Astraphobia, also known as astrapophobia, brontophobia, keraunophobia, or tonitrophobia, is the fear of lightning and thunder. It is developed by both human beings and other animals. Animals that mostly experience astraphobia are dogs and cats. Even if the threat is minimal, the affected persons will feel very anxious. During the storm, the victims can feel nauseated, cry, tremble, sweat excessively, sudden and urgent need to urinate, and a rapid heartbeat. The fear is usually more intense when the victim is alone. They often cover their ears with their hands and seek for extra shelter during thunderstorm. They may hide under a bed or in a closet to help them suppress the sound and light. They are usually alert to get news and updates on weather forecasting and will rarely go out without checking weather updates. Repeated exposure to lightning and thunder helps to build immunity.
Cynophobia is the fear of dogs. The victim may also be freaked out by just looking at the photos of dogs. More females are affected by this phobia than males. In fact, most adults that have cynophobia may have developed it during childhood, especially between the ages of 5 to 9 years. Cynophobia often develops after a victim has a nasty experience with a dog, such as being bitten or chased, or after hearing horrible stories about dogs from other people.
Aerophobia is the fear of flying. The victims of aerophobia get anxious and very afraid at the mere thought of being in an airplane or a helicopter. They often try their best to avoid journeys that would involve air travel. In extreme cases, the victims could vomit or get panic attacks at the sight or mention of air travel. They become very irritable and distressed when a planned air travel approaches. Constant air travel helps eliminate aerophobia. Cognitive Behavioral Therapy can also be administered.

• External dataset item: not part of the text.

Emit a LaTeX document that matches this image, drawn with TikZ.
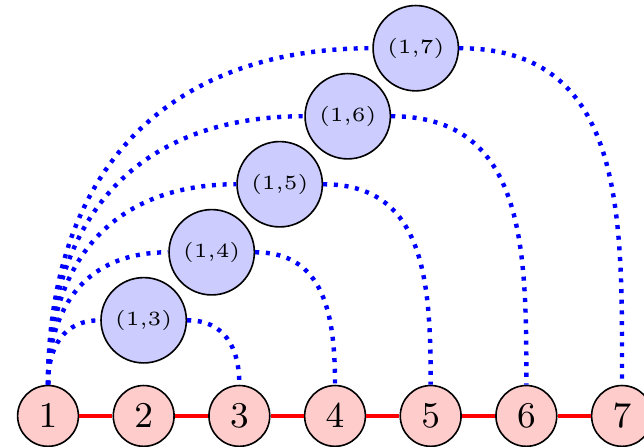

Acrophobia is the fear of heights. Most with acrophobia get extremely nervous and anxious when they are in an elevated place. Although the place might not be considered very high by other people, to the acrophobic it can still be a source of extreme fear. The fear comes with the thought of falling, and symptoms begin to subside when back on the ground. While in high places, they sweat excessively, experience panic attacks, increased heartbeat, and might even pass out. Antidepressants and ant-anxiety drugs can be administered to help reduce the fear.
Ophidiophobia is the fear of snakes. The victims get freaked out by the fear of venom or being bitten by snakes. It is the most common phobia reported by most people. In fact, researchers have found out that up to one-third of human beings are ophidiophobic. The victims not only fear live snakes, but also get extremely scared by just watching a snake video or looking at snake pictures. The fear is more common in adults than children. In fact, children have been found to play around with snake not knowing the dangers they might be exposing themselves to.
Arachnophobia is the fear of spiders and other arachnids such as scorpions. It is one of the most common phobias. The victims usually get panic attacks, faint, sweat excessively, cry, or scream at the sight of spiders and other arachnids. In some extreme cases, just a sight of a web or drawings of spiders triggers a sudden outburst of fear. Some victims have been known to take bold steps such as burning down a house to get rid of a spider. The victims go a long way in trying to avoid a place that they think could harbor spiders. Sedatives and espouser therapy can help reduce arachnophobia.